Saturday, October 22, 2011

Nerve Strain


On Wednesday I went to go hang my clothing out to dry, and was greeted by a herd of cats. Or would it be a flock? A brood? A horde?

In any case - 5 kittens, accompanied by 3 cats started leaping around me the minute I went outside. They followed me around the property mewling their heads off and trying to rub their backs against my ankles.

Cats terrify me.

They are so serpentine and sneaky and demanding. They seem rather malicious. Ever seen the rather fabulous movie Mean Girls? That's right - cats are the queen bees of the animal kingdom. They will steal your boyfriend and embarrass you in front of the whole school if you let them.

I know I shouldn't paint with such broad strokes - there are, I am sure, perfectly lovely cats out there. These wild cats aren't them.

Anyway, I finished hanging up my clothes, ran through the front door before they could get in, and slammed it shut. They pawed and clawed at the door for the next couple hours. Finally, when I figured that my clothing would be dry and the cats would be gone, I opened the front door.

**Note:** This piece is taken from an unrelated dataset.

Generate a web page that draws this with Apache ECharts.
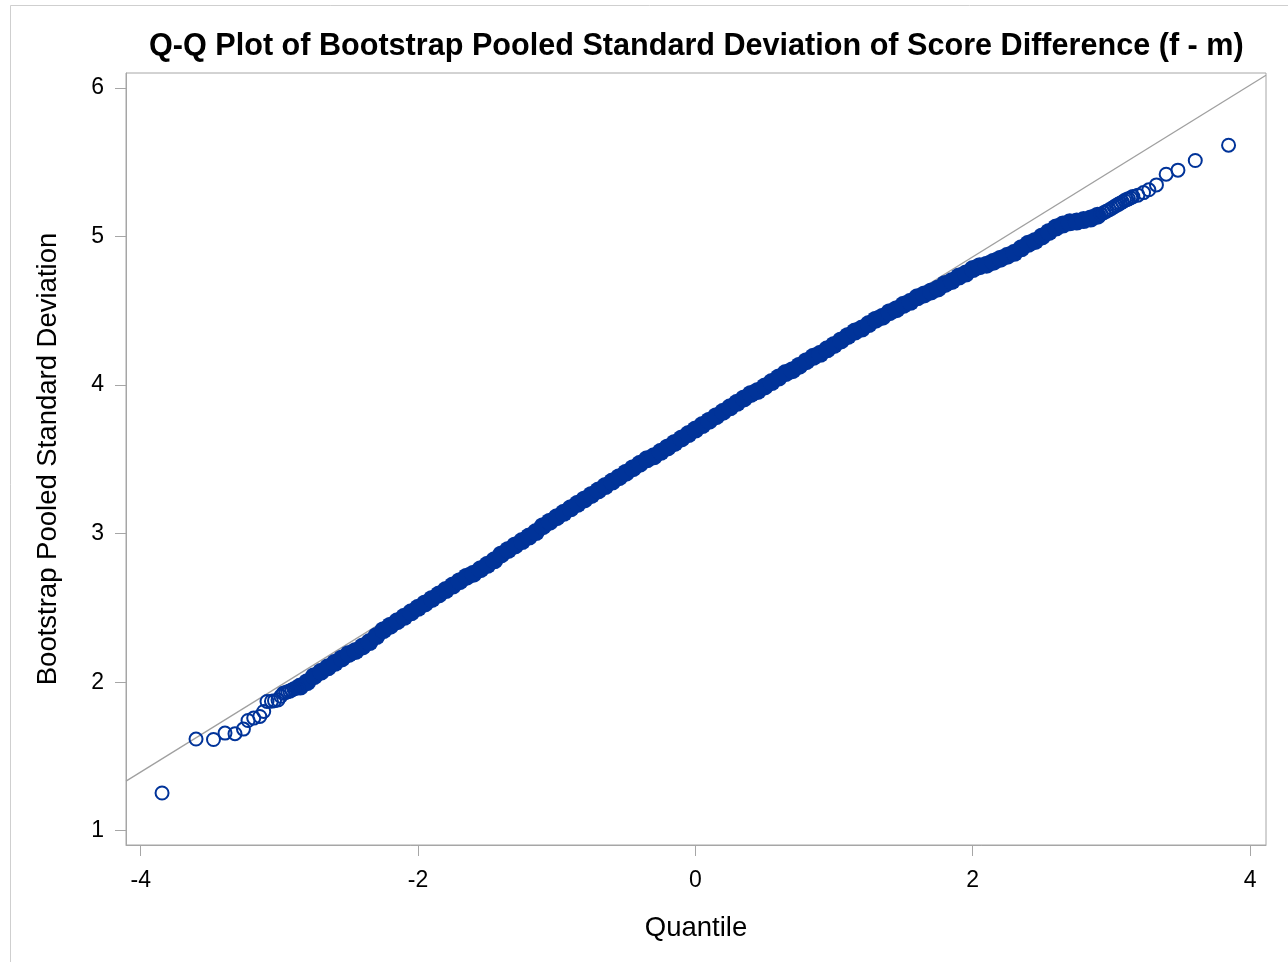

A pile of fur made a howling, flying leap at me, and with a terrified yelp I shut the door, and didn't venture out until the next morning.

It was like something out of a horror movie: Invasion of the Feral Cats.

I ended up solving the problem by lugging a water bottle with me whenever I went outside, squirting them whenever they came near.

----------------------------------------------------------------

On top of that, a couple days before the cats invaded, I heard a weird rattling in my kitchen. I went in to investigate, and saw to my abject horror that a cockroach was trapped in one of the glass jugs on the shelf.

I put saran wrap over the mouth of the jug, put a bottle of olive oil on top of the saran-wrap (in case it is possible for cockroaches to climb glass walls and then claw through plastic), and waited for it to die.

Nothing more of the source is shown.